Machine-made fortune cookies might be near ubiquitous, as has been the case since the mid-1960s when the process was automated. But in San Francisco, one company is still rolling and folding them by hand, a process it’s been doing for even longer. Since 1962, the Golden Gate Fortune Cookie Company has produced handmade fortune cookies, and it’s generally considered the last company to do so in the city.
San Francisco is getting more and more expensive, though, so the company’s future isn’t clear. Its competitors have already been priced out by the city, as the BBC reported last week, and Golden Gate could be next. As co-owner Kevin Chan told the BBC, rent for the company’s Chinatown factory has gone from $1,400 to $6,000 per month in just the past three years.
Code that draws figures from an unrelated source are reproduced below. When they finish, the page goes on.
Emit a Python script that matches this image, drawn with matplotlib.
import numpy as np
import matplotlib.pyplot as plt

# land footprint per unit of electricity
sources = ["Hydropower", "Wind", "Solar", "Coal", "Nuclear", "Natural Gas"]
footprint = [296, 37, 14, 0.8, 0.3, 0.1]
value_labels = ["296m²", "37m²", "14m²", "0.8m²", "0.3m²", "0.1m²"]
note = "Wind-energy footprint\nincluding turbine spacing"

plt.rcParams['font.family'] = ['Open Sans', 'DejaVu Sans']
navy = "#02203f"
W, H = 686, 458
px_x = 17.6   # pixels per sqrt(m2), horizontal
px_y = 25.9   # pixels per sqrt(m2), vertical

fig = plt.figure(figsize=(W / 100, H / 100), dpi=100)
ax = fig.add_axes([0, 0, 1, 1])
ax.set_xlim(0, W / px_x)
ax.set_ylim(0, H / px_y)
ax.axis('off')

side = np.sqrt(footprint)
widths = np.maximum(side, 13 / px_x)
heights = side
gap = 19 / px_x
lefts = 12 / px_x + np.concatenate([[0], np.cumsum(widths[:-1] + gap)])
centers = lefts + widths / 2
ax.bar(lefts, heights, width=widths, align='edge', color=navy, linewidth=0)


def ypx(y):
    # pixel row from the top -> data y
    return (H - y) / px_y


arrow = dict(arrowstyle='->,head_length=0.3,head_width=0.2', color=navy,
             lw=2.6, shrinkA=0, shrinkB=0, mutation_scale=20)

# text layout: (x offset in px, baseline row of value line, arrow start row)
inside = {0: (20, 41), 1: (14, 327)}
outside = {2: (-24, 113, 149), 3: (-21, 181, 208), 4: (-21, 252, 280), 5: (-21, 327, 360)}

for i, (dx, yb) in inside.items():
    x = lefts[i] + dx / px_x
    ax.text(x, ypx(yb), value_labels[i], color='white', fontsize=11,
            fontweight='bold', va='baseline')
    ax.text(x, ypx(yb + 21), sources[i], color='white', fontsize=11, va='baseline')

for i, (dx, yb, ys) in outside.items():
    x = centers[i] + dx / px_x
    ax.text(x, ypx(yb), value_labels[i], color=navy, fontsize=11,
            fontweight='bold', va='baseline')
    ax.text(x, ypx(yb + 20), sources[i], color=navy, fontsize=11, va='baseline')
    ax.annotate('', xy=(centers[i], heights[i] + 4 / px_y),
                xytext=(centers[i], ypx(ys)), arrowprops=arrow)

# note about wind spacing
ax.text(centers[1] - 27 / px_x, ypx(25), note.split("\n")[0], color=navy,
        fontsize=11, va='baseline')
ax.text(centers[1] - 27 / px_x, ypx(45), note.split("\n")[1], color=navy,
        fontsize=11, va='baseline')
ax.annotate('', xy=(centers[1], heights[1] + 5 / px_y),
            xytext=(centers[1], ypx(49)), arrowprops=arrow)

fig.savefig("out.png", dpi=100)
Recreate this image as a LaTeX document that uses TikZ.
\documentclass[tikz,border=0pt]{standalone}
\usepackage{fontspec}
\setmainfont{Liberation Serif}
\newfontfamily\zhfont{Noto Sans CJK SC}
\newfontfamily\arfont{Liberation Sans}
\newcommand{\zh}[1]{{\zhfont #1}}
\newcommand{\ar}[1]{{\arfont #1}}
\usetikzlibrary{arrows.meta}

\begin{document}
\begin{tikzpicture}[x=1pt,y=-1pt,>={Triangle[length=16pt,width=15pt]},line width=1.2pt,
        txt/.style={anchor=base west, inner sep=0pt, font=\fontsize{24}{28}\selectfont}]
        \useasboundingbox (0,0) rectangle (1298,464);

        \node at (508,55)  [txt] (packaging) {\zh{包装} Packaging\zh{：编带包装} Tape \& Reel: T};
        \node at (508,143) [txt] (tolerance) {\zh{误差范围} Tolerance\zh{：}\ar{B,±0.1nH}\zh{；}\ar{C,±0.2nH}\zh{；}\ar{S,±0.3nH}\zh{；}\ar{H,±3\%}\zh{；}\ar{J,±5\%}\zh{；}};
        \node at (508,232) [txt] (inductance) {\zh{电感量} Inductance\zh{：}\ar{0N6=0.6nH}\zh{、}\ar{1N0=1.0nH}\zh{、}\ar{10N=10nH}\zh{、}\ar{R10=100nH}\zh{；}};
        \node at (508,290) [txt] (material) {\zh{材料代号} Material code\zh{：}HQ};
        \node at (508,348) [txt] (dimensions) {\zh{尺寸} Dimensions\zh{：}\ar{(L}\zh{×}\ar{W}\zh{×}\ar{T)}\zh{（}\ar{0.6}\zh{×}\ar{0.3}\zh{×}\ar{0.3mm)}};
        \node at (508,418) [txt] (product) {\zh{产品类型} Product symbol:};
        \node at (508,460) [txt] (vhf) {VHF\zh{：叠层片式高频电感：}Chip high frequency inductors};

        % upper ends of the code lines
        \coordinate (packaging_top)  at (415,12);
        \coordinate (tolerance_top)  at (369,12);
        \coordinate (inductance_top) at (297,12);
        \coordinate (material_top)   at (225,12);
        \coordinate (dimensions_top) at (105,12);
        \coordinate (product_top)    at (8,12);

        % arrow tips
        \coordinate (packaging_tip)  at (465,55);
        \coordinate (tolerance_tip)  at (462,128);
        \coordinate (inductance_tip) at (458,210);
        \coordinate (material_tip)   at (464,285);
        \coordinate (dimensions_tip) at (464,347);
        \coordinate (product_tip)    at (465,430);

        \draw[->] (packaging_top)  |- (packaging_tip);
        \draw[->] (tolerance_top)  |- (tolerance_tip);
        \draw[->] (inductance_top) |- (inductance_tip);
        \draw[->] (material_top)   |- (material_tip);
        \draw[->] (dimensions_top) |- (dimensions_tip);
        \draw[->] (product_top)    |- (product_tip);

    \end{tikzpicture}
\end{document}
Chan told the BBC that the business isn’t profitable, especially in a changing San Francisco. The price difference between Golden Gate’s cookies and cookies from a larger, automated factory is so great that the company no longer does wholesale. Golden Gate’s handmade cookies take an hour and a half per case of 400, which sells for $14. The same number of machine-made cookies would sell for about $8, since those factories can make millions per day.
Despite all of that, Chan said that he doesn’t want to give up his family’s business or cookie-making traditions. “My pride is to be open as long as I can,” Chan told SFGate, but it’s not clear how the numbers will shake up when he needs to renew the lease in two years.
Situations like Chan’s are common in San Francisco now, as the tech sector continues to grow. Huge rent hikes have caused restaurants all over the city to close, and restaurants struggle to find workers as rising rents make minimum wage jobs less appealing. Small food businesses instead find ways to cut staff or automate. As a former restaurant owner wrote for the Bold Italic, a lack of labor, creativity, and care have become the “the desperate realities of San Francisco’s restaurant market.”
San Francisco’s problems are only projected to get worse. Last week, the New York Times stated, “Thousands of New Millionaires Are About to Eat San Francisco Alive.” When startups like Uber, Lyft, and Slack go public this year, even more rich people will descend on the Bay Area, which will change the housing market and likely cause even more displacement for people and small businesses.